■ **Instructions for the task**
Restate the span of lines that starts with the line containing "Clone this chart in Plotly." and ends with the line containing "Increased Mortality Risk", word for word, including both, with nothing else.

··· Input for this task ···

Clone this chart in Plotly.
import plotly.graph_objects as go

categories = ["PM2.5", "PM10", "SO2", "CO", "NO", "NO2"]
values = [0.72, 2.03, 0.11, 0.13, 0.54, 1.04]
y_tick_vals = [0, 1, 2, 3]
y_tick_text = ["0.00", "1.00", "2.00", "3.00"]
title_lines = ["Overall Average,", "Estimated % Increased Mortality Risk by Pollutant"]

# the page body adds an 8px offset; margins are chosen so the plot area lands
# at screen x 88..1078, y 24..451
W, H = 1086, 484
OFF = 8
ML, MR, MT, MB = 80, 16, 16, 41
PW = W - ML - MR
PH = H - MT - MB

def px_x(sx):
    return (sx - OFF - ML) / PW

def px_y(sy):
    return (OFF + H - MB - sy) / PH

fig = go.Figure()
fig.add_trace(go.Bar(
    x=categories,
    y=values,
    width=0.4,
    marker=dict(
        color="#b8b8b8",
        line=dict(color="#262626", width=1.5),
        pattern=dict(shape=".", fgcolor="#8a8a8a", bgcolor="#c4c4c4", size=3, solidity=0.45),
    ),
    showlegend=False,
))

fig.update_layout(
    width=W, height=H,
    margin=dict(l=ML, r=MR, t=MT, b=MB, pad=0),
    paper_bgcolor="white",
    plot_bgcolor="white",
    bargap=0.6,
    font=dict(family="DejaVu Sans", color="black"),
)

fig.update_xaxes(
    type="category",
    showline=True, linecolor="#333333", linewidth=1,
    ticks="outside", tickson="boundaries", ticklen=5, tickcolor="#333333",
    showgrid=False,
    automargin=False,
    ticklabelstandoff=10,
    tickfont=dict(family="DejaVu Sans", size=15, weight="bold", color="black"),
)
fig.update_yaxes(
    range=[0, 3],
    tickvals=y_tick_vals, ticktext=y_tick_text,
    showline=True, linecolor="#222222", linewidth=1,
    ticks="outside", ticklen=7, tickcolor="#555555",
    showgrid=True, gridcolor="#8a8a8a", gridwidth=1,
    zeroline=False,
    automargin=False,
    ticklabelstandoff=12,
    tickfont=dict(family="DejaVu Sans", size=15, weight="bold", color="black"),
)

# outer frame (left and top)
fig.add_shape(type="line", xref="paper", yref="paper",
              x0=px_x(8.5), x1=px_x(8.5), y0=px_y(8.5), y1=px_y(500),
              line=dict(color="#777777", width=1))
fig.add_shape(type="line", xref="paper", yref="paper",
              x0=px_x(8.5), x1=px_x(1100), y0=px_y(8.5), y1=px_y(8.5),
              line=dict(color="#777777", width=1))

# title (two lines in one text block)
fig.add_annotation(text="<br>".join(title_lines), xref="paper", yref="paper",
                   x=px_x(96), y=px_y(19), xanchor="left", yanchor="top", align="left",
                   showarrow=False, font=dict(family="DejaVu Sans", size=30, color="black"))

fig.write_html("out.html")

···
··· Input for this task ···

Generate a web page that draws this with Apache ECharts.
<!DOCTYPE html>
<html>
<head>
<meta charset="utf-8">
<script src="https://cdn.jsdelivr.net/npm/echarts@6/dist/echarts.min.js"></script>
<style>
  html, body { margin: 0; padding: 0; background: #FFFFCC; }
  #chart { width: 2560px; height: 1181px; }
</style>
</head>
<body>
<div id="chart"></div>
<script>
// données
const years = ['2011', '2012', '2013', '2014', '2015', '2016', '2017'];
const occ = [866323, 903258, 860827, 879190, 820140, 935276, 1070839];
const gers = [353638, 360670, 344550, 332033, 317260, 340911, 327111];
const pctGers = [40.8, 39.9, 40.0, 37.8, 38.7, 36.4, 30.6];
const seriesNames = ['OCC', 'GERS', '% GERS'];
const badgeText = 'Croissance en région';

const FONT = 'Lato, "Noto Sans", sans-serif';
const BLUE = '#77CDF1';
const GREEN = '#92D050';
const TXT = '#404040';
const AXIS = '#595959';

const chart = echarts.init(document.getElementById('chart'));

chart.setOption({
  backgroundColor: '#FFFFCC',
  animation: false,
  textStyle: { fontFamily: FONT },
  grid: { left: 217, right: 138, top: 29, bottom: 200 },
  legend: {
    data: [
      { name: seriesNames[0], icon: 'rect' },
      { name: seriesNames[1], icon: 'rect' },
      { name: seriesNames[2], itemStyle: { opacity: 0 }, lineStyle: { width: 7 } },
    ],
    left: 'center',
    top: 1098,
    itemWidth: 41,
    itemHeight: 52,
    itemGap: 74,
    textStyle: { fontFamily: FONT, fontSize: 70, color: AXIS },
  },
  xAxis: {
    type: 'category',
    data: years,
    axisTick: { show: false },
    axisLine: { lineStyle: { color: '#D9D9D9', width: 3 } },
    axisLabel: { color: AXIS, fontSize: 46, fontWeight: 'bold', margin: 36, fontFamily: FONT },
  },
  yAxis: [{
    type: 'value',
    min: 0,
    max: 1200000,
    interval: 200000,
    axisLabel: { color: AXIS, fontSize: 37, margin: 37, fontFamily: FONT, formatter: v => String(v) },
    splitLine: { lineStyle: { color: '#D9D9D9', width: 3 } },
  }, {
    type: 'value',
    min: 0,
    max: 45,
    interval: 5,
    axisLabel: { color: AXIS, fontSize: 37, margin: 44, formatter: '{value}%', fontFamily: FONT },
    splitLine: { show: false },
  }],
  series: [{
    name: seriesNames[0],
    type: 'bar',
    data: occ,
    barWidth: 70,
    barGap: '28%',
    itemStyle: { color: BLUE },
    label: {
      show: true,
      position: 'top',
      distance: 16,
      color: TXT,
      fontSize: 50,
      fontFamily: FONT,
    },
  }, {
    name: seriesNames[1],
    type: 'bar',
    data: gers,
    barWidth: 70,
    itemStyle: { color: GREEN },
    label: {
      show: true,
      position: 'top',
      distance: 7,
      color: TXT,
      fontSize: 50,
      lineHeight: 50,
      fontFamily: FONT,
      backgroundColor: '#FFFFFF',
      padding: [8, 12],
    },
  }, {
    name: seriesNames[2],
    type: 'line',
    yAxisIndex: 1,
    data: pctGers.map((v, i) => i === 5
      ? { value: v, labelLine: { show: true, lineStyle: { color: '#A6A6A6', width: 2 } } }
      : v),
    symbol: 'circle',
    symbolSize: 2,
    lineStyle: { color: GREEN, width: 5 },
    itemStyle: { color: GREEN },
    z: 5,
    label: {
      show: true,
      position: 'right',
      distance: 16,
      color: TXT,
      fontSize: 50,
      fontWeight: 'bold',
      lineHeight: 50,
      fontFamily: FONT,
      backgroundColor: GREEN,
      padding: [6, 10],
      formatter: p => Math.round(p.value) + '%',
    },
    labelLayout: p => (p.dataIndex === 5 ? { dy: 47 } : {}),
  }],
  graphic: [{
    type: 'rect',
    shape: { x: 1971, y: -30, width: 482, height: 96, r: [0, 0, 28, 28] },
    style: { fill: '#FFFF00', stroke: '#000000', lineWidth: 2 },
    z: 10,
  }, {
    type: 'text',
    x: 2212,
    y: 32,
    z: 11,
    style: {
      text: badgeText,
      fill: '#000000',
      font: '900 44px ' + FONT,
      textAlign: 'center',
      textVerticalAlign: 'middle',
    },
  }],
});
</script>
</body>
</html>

···

■ **Solution to this task**
Clone this chart in Plotly.
import plotly.graph_objects as go

categories = ["PM2.5", "PM10", "SO2", "CO", "NO", "NO2"]
values = [0.72, 2.03, 0.11, 0.13, 0.54, 1.04]
y_tick_vals = [0, 1, 2, 3]
y_tick_text = ["0.00", "1.00", "2.00", "3.00"]
title_lines = ["Overall Average,", "Estimated % Increased Mortality Risk by Pollutant"]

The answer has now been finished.